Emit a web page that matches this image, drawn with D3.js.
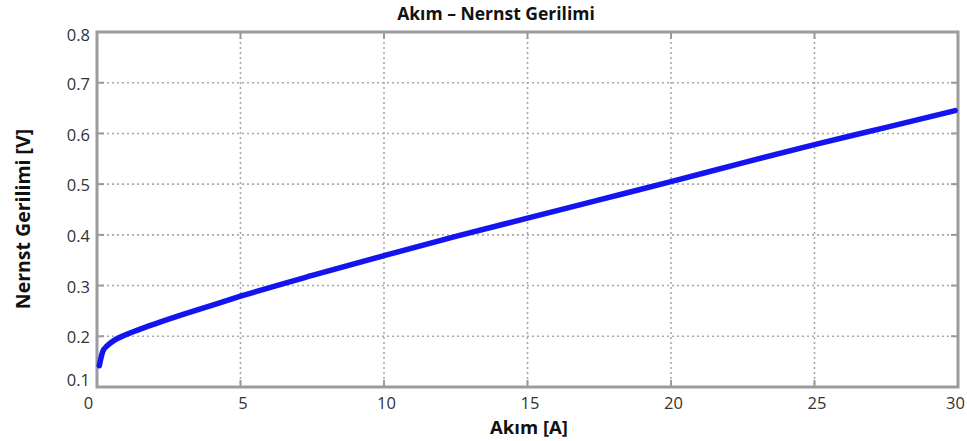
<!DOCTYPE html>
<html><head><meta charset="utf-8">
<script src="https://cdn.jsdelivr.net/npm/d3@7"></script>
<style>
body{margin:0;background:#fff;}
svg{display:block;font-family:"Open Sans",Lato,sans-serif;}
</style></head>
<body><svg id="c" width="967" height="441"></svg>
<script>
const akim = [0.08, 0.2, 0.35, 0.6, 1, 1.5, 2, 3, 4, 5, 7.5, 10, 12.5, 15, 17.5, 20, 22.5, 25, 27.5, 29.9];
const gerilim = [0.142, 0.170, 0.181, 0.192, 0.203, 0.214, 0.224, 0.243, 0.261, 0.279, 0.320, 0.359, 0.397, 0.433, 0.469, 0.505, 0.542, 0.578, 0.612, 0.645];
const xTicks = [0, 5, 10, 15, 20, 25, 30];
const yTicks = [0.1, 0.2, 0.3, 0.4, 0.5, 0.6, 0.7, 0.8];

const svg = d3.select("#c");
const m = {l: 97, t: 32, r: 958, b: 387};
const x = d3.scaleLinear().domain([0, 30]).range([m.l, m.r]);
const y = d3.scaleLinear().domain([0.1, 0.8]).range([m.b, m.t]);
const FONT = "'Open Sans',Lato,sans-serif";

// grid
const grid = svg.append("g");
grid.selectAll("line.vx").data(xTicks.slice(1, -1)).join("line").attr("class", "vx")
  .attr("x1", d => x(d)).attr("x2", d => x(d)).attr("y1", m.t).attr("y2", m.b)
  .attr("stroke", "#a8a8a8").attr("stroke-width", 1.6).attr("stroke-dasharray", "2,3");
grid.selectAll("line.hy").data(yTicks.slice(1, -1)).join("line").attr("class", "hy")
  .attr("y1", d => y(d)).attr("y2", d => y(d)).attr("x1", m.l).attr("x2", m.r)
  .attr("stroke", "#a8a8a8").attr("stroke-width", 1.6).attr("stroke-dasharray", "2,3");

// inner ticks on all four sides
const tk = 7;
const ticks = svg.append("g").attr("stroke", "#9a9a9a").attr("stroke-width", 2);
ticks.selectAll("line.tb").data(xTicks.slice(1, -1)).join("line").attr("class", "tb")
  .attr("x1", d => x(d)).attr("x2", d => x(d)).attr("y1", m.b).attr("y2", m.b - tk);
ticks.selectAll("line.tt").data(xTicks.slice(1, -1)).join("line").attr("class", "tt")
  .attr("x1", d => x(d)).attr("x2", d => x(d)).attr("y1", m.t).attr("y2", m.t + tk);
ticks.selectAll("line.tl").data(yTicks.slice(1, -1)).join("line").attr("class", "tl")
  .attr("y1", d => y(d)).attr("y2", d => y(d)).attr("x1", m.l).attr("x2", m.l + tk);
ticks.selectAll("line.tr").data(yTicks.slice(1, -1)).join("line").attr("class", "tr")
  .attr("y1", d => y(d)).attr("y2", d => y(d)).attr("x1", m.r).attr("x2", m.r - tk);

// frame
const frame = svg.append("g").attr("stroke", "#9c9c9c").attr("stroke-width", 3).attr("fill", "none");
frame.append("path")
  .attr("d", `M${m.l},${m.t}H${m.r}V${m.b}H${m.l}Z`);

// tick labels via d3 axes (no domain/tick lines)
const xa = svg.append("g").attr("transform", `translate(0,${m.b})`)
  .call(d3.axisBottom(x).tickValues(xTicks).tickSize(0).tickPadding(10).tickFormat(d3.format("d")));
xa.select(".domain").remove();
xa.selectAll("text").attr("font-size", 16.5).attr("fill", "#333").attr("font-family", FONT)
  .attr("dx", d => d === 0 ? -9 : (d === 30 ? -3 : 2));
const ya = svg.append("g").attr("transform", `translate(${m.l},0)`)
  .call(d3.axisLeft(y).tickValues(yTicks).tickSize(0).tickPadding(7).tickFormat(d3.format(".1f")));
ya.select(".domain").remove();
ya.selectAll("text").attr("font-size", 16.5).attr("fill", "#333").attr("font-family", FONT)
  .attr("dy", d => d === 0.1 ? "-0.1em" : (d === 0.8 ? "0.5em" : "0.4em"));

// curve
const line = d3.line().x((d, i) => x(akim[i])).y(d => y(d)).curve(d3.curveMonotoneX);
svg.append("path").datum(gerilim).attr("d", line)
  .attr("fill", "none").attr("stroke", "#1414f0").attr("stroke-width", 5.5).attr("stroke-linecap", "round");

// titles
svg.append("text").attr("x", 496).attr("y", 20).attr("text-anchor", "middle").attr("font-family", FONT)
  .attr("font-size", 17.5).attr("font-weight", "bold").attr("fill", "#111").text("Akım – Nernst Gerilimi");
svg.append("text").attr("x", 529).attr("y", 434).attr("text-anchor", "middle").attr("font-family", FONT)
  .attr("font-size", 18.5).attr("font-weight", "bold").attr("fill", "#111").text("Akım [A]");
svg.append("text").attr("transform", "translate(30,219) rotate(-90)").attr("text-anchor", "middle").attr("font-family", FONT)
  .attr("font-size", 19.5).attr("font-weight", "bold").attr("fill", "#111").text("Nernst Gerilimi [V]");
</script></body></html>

-.-.-

■ What to work on ■
Starting with the first line of the data above and ending with the line containing "const yTicks = [0.1, 0.2, 0.3, 0.4, 0.5, 0.6, 0.7, 0.8];", please restate every line exactly, leaving images out.

■ Exercise result ■
Emit a web page that matches this image, drawn with D3.js.
<!DOCTYPE html>
<html><head><meta charset="utf-8">
<script src="https://cdn.jsdelivr.net/npm/d3@7"></script>
<style>
body{margin:0;background:#fff;}
svg{display:block;font-family:"Open Sans",Lato,sans-serif;}
</style></head>
<body><svg id="c" width="967" height="441"></svg>
<script>
const akim = [0.08, 0.2, 0.35, 0.6, 1, 1.5, 2, 3, 4, 5, 7.5, 10, 12.5, 15, 17.5, 20, 22.5, 25, 27.5, 29.9];
const gerilim = [0.142, 0.170, 0.181, 0.192, 0.203, 0.214, 0.224, 0.243, 0.261, 0.279, 0.320, 0.359, 0.397, 0.433, 0.469, 0.505, 0.542, 0.578, 0.612, 0.645];
const xTicks = [0, 5, 10, 15, 20, 25, 30];
const yTicks = [0.1, 0.2, 0.3, 0.4, 0.5, 0.6, 0.7, 0.8];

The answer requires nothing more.